Military Judge Col. Gregory Gross issued an order Thursday requiring the accused Fort Hood shooter, Maj. Nidal Hasan, to be clean shaven or forcibly shaved for future court appearances.
The court order follows months of Hasan's refusal to shave his beard, which is a violation of Army grooming regulations.
Since July, Gross has found Hasan in contempt of court six times, fining him $1000 each time, before removing him from the courtroom.
Hasan spoke in defense of his beard during the most recent contempt proceeding, telling the judge last week that the beard was an expression of Hasan's Muslim faith.
"When I stand before God, I am individually responsible for my actions," he said.
Thursday, the defense tried to make its case to allow Hasan to keep his beard under the Religious Freedom Restoration Act.
The federal law ensures the government does not burden an individual's right to exercise their religion. However, the act says an exception can be made for the "furtherance of compelling government interest."
Lead defense attorney Lt. Col. Kris Poppe argued Hasan was growing his beard as a "sincere" expression of his religious belief. Poppe presented a memorandum from the U.S. Army Training and Doctrine Command's Imam Maj. Hulwe, stating Hasan's desire for growing a beard is a "sincere, personal religious conviction."
Poppe said Hasan had been in court 28 times before Thursday and had never made an outburst. Poppe said his client has no intention of using his beard to disrupt the court.
"If the motivation was there, surely it would have manifested itself," Poppe said, adding that the act of shaving his beard would leave Hasan in a "perilous religious state."

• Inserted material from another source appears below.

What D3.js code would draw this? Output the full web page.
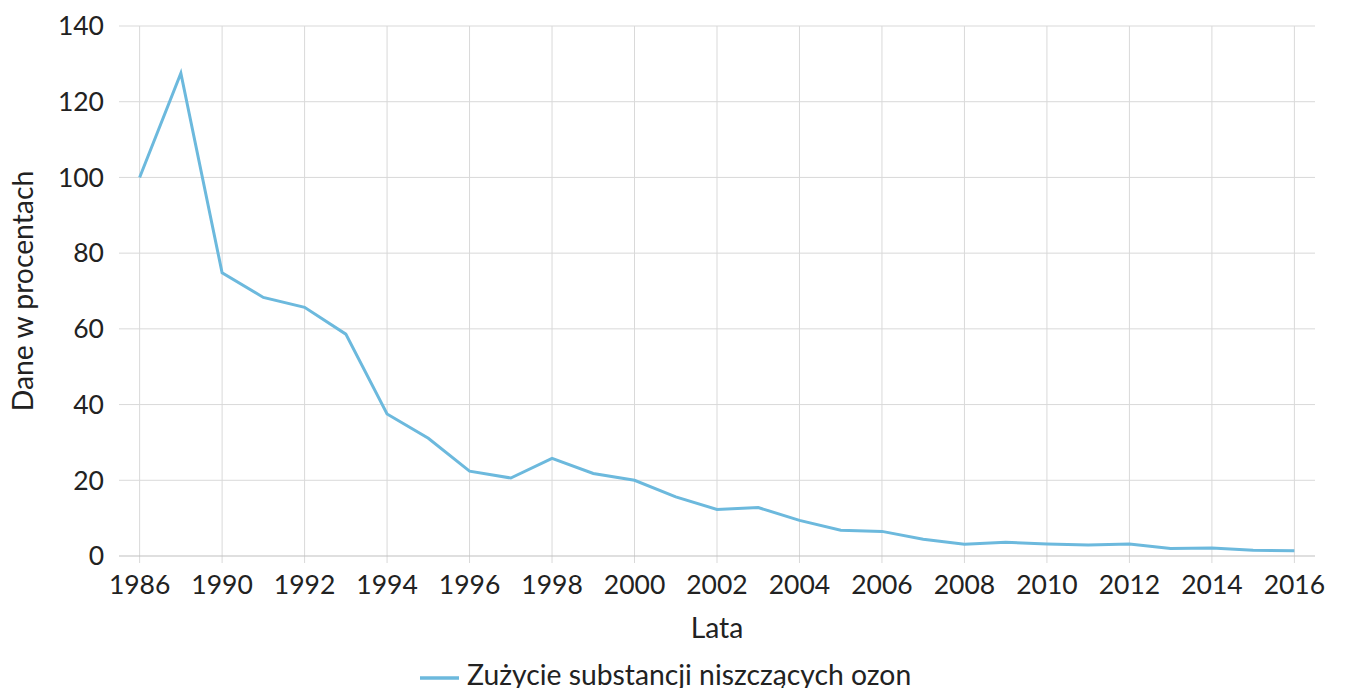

The prosecution argued Hasan's beard was not a religious expression, but rather an attempt to not only disrupt proceedings, but to disguise Hasan to prevent identification by witnesses during the court martial.
Poppe countered by pointing out that Hasan agreed in January to take full responsibility for his actions.
Hasan also filed an August motion to plead guilty to all charges. Under military law, the judge is not allowed to accept a guilty plea for charges which carry the punishment of the death penalty.
Hasan faces 13 counts of premeditated murder and 32 counts of attempted premeditated murder. If convicted, he could indeed face capital punishment.
In addition to these arguments, prosecutor Maj. Larry Downend said Hasan's beard was a manifestation of an outward desire to affiliate himself with the Mujahideen. The prosecution submitted a recording and transcript of a conversation Hasan had with Al Jezeera in July 2011 while in jail.
Downend said Hasan apologized to the Mujahideen for being part of an "illegal organization," referring to the U.S. Army, and pledged his allegiance to Al Jezeera.
The defense argued the conversation was not reflective of the current state of Hasan's religious beliefs, since the conversation took place last year.
The judge ended the hearing with an order that Hasan be forcibly shaven. Gross found the Religious Freedom Restoration Act did apply to the case, however the defense failed to meet its burden.
Even with the judge's order, Hasan will not be forcibly shaven yet.
The defense may now file a petition of extraordinary relief with the Army Court of Criminal Appeals, to have Gross' order reversed.
Hasan's court proceedings will be delayed until the appeals' court decision is made. At that time, either side may still appeal the decision to the highest military court, the U.S. Court of Appeals for the Armed Forces.